In the midst of all our discussions on white guilt, I fell onto the politics of white meat! This is an Australian ad for KFC. Is it racist? I don't know. Is it offensive? Yes, it fucking is! (I never use the f-word on my blog. I do it only when I am very, very pissed or just appalled to the point where I just feel like effing between every single word.) I feel offended by it: Am I over-reacting?
5 comments:
You are not over reacting. A sneaky ad agency would have replaced the white guy with an asian one, to be politically correct. But that wouldn't have reached out to the audience that it is supposed to: white australians. Thus it is disturbing and racist.
NOT overreacting. My jaw dropped when it started and I gasped and recoiled when he said "too easy"-and goodness knows I'm used to being shocked.
Wow. Yup. That's fucked. Though, at first I found the assumption that a white person would feel awkward surrounded by people of colour to be a very interesting statement on how white people are affected by their own racism, because it's a teeny-tiny-wee-little step towards implying that a white person has something at stake in terms of dismantling racism, that it's not simply something they ought to do for the sake of people of colour... But then appeared the suggestion of fried chicken as a route to friendship, and I wanted to spit on the screen, so there you go.

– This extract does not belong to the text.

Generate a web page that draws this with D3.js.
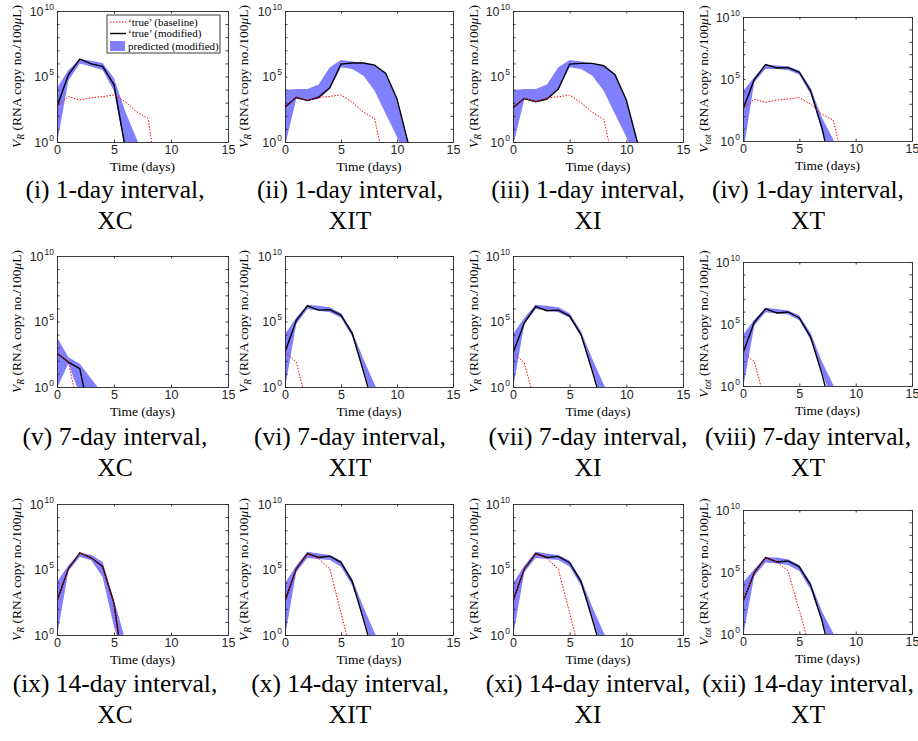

I don't find it particularly shocking, considering the casual racism I heard and saw all the time when I was in Australia last spring. It was explained to me by the (white Australian) father of a friend that Australians could be of British, Irish, Scottish, or Dutch-descent, and everyone else should just get over it because "we need to draw the line somewhere".
Have you ever heard of Kev Carmody? His music has been the soundtrack to my recent round of schooling and I'm reminded of his song "Thou Shalt Not Steal" anytime I hear anything about white hegemony in Australia:
http://www.youtube.com/watch?v=L6fem7-ucxg
(Annnnnd I can't believe it's only monday morning and I've already used the word "hegemony"... Way to start the week right!)
This ad is incredible (honesty about being racist being my qualifier). if it been NOt Fried chicken it would have still been offensive but it just ups it a notch.
What I found fascinating is the way it's assumed we will only identify with the White character. No other reactions or facial expressions are relevant. It almost seems like the joke is that this may be a cricket match but it can be as scar to be around racialized people as being captured by headhunters or something (I recall a Franz Fanon line about all the colonial images of tom toms and savagery being evoked in the simplest uncomfortable encounter with the 'other')
good post. I was just talking the other say with a friend about my own nervousness with people of colour and how I'm scared of my own whit privilege to the point that I don't think they would want to be my friend or relate to me. Just my own confession to add to the mix. I get too easily paralyzed by over analyzing what is rarely analyzed at all (by White people)
Gross! You are definitely not overreacting!